“Neolitikleşme” olarak adlandırılan bu sürecin nerede ve nasıl başladığı sorusunun uzun yıllar Yakın Doğu’nun kurak ve yarı kurak bölgelerinde aranmıştır. 1900’lerin başında Neolitik Çağ’ın başlangıcı, tarımın başlangıcı ile eş değer tutulmaktaydı. Gordon Childe, “Neolitik Devrim” olarak tanımladığı bu süreç için gerekli koşulların Yakındoğu, Güneydoğu Asya ve Orta Amerika olmak üzere üç çekirdek bölgede birbirinden bağımsız olarak ortaya çıktığına inanıyordu. Bunun yanı sıra Eski büyük uygarlıkların Mezopotamya ve Mısır’da gelişmesine dayanarak “vaha kuramı” olarak bilinen önerisinde Fırat, Dicle ve Nil Vadisi gibi büyük akarsu boyları ile bu bölgedeki vahaların üretim devriminin gerçekleşmesinde önemli bir etken olduğunu savunuyordu.
Gordon Childe’ın da etkisinde kalan R.J. Braidwood, Tevrat ve İncil’deki öyküleri de dikkate alarak “bereketli hilal” olarak tanımladığı bölge üzerinde yoğunlaştı. Söz konusu bölgenin en belirgin zenginliği tahıla dayalı tarımdır.

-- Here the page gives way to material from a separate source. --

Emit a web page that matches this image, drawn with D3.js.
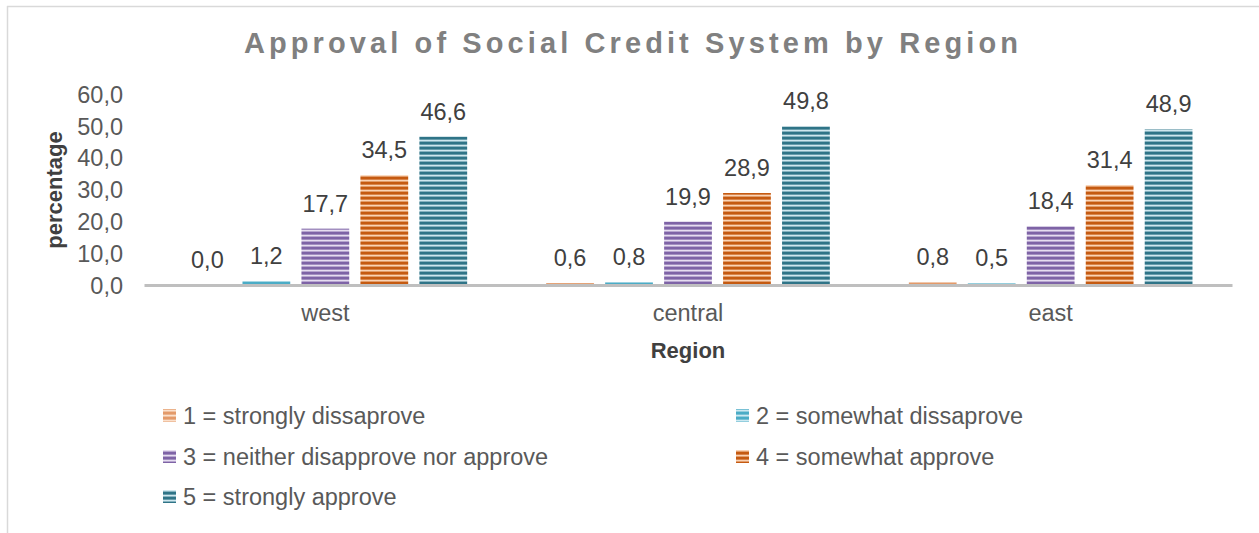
<!DOCTYPE html>
<html>
<head>
<meta charset="utf-8">
<script src="https://cdn.jsdelivr.net/npm/d3@7"></script>
<style>
  html, body { margin: 0; padding: 0; background: #fff; }
  svg { display: block; font-family: "Liberation Sans", Arial, sans-serif; }
</style>
</head>
<body>
<svg id="chart" width="1259" height="533"></svg>
<script>
// Regions along the x axis
const regions = ["west", "central", "east"];

// Response categories (legend entries)
const seriesNames = [
  "1 = strongly dissaprove",
  "2 = somewhat dissaprove",
  "3 = neither disapprove nor approve",
  "4 = somewhat approve",
  "5 = strongly approve"
];

// Percentages per category, one value per region (west, central, east)
const stronglyDisapprove = [0.0, 0.6, 0.8];
const somewhatDisapprove = [1.2, 0.8, 0.5];
const neitherNor         = [17.7, 19.9, 18.4];
const somewhatApprove    = [34.5, 28.9, 31.4];
const stronglyApprove    = [46.6, 49.8, 48.9];

const yTicks = [0, 10, 20, 30, 40, 50, 60];

const seriesValues = [stronglyDisapprove, somewhatDisapprove, neitherNor, somewhatApprove, stronglyApprove];

// Stripe colours: [dark, light]
const palette = [
  ["#E39A6A", "#FBE0CC"],
  ["#4BACC6", "#CDE9F1"],
  ["#7E63A6", "#E6DDF0"],
  ["#C55A11", "#FAD3B5"],
  ["#2F7487", "#CFE7EE"]
];

const FONT = 23.5;
const svg = d3.select("#chart");

// Frame lines (left and top)
svg.append("line").attr("x1", 7.5).attr("x2", 7.5).attr("y1", 6).attr("y2", 533)
  .attr("stroke", "#D9D9D9").attr("stroke-width", 1.5);
svg.append("line").attr("x1", 7).attr("x2", 1259).attr("y1", 6.5).attr("y2", 6.5)
  .attr("stroke", "#D9D9D9").attr("stroke-width", 1.5);

// Scales
const x0 = d3.scaleBand().domain(regions).range([144, 1232]).paddingInner(0).paddingOuter(0);
const x1 = d3.scaleBand().domain(d3.range(seriesNames.length))
  .range([0, x0.bandwidth()]).paddingInner(0.19).paddingOuter(0.67);
const y = d3.scaleLinear().domain([0, 60]).range([285, 94]);

// Horizontal stripe patterns, tiled up from the baseline
const defs = svg.append("defs");
palette.forEach((c, i) => {
  const p = defs.append("pattern").attr("id", "stripe" + i)
    .attr("patternUnits", "userSpaceOnUse").attr("width", 10).attr("height", 5)
    .attr("patternTransform", `translate(0,${y(0)})`);
  const mid = d3.interpolateRgb(c[0], c[1]);
  const rows = [c[1], mid(0.55), c[0], c[0], mid(0.35)];
  rows.forEach((col, r) => {
    p.append("rect").attr("x", 0).attr("y", r).attr("width", 10).attr("height", 1).attr("fill", col);
  });
});

// Title
svg.append("text").attr("x", 633).attr("y", 53).attr("text-anchor", "middle")
  .attr("font-size", 29).attr("font-weight", "bold").attr("fill", "#808080")
  .attr("letter-spacing", 4.1)
  .text("Approval of Social Credit System by Region");

// Y axis tick labels
const yAxis = d3.axisLeft(y).tickValues(yTicks).tickSize(0).tickPadding(0)
  .tickFormat(d => d3.format(".1f")(d).replace(".", ","));
const yg = svg.append("g").attr("transform", "translate(123,0)").call(yAxis);
yg.select(".domain").remove();
yg.selectAll("text").attr("font-size", FONT).attr("fill", "#595959")
  .attr("font-family", "\"Liberation Sans\", Arial, sans-serif").attr("dy", "0.35em");

// Y axis title
svg.append("text").attr("transform", "translate(62,190) rotate(-90)")
  .attr("text-anchor", "middle").attr("font-size", 22).attr("font-weight", "bold")
  .attr("fill", "#404040").text("percentage");

// Bars
const groups = svg.append("g").selectAll("g").data(regions).join("g")
  .attr("transform", d => `translate(${x0(d)},0)`);

groups.each(function (region, ri) {
  const g = d3.select(this);
  seriesValues.forEach((vals, si) => {
    const v = vals[ri];
    g.append("rect")
      .attr("x", x1(si)).attr("width", x1.bandwidth())
      .attr("y", y(v)).attr("height", y(0) - y(v))
      .attr("fill", `url(#stripe${si})`);
    g.append("text")
      .attr("x", x1(si) + x1.bandwidth() / 2).attr("y", y(v) - 17)
      .attr("text-anchor", "middle").attr("font-size", FONT).attr("fill", "#404040")
      .text(d3.format(".1f")(v).replace(".", ","));
  });
});

// X axis line and labels
const xAxis = d3.axisBottom(x0).tickSize(0).tickPadding(0);
const xg = svg.append("g").attr("transform", `translate(0,${y(0)})`).call(xAxis);
xg.select(".domain").attr("stroke", "#BFBFBF").attr("stroke-width", 3);
xg.selectAll("text").attr("font-size", FONT).attr("fill", "#595959")
  .attr("font-family", "\"Liberation Sans\", Arial, sans-serif")
  .attr("y", 36).attr("dy", 0);

svg.append("text").attr("x", 688).attr("y", 358).attr("text-anchor", "middle")
  .attr("font-size", 22).attr("font-weight", "bold").attr("fill", "#404040").text("Region");

// Legend (two columns)
const legendPos = [[163, 416], [736, 416], [163, 457], [736, 457], [163, 497]];
seriesNames.forEach((name, i) => {
  const [lx, ly] = legendPos[i];
  svg.append("rect").attr("x", lx).attr("y", ly - 7).attr("width", 13).attr("height", 13)
    .attr("fill", `url(#stripe${i})`);
  svg.append("text").attr("x", lx + 20).attr("y", ly).attr("dy", "0.35em")
    .attr("font-size", FONT).attr("fill", "#595959").text(name);
});
</script>
</body>
</html>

Yerleşik yaşama geçişte tahıla dayalı tarımın etkili olduğu görüşü de bu şekilde oluşmuştur. Ancak araştırma ilerledikçe bu kuramda çelişkiler olduğu anlaşılmıştır. Çiftçiliğin temelini oluşturan buğday, arpa ve mercimekgiller ile koyun, keçi, sığır ve koyun gibi hayvanların yabanıl ataları dağlık bölgelerde bulunmakta, Mezopotamya ve Nil Vadisi bunların doğal yaşama bölgesi içine girmemektedir. Böylece iklimin ılımanlaştığı Pleistosen Dönem’den Holosen Dönem’e geçişte ilk tarım topluluklarının bol yağış alan dağ eteklerinde yaşamış oldukları sonucuna varılmıştır. Bu doğrultuda araştırmaların Toros ve Zagros Dağları’nda eteklerinde yoğunlaşması gerekmekteydi. 1950’lerin başında özellikle Güneydoğu Torosların eteklerinde keşfedilen Arkeolojik yerleşme birimlerinde tarımcı olmayan toplulukların yaşadığı ortaya konmuş, böylece bu sürecin yöresel farklılıklar gözetilerek yeniden ele alınması gerekmiştir. Buna göre Neolitik Çağ’ın ani bir değişim sonucu değil, yavaş yavaş ve kültürel bir birikim sonucu başladığı soncuna varılmıştır.
Anadolu’daki Neolitik Çağ araştırmalarının azlığı nedeniyle 1960’ların ortalarına kadar Anadolu’nun ilk köy yerleşmelerinden oluşan çekirdek bölgenin dışında kaldığı düşünülmekteydi. Ancak araştırmaların yön değiştirmesiyle birlikte bu çekirdek bölgenin sınırları İç Anadolu’yu da içine alacak şekilde genişlemiştir. Özellikle Güneydoğu Anadolu Bölgesi’nde yapılan kazılar ve araştırmalarla Anadolu’nun önemi göz ardı edilemez duruma gelmiştir.
Kaynakça:
Balkan-Atlı, N., “Neolitik: Bir Araştırma Sürecinin Sorunları”, TAY – Türkiye Arkeolojik Yerleşmeleri-2: Neolitik, Ege Yayınları, İstanbul, 1997.
Sevin, V., Eski Anadolu ve Trakya, Başlangıcından Pers Egemenliğine Kadar, İstanbul 2003.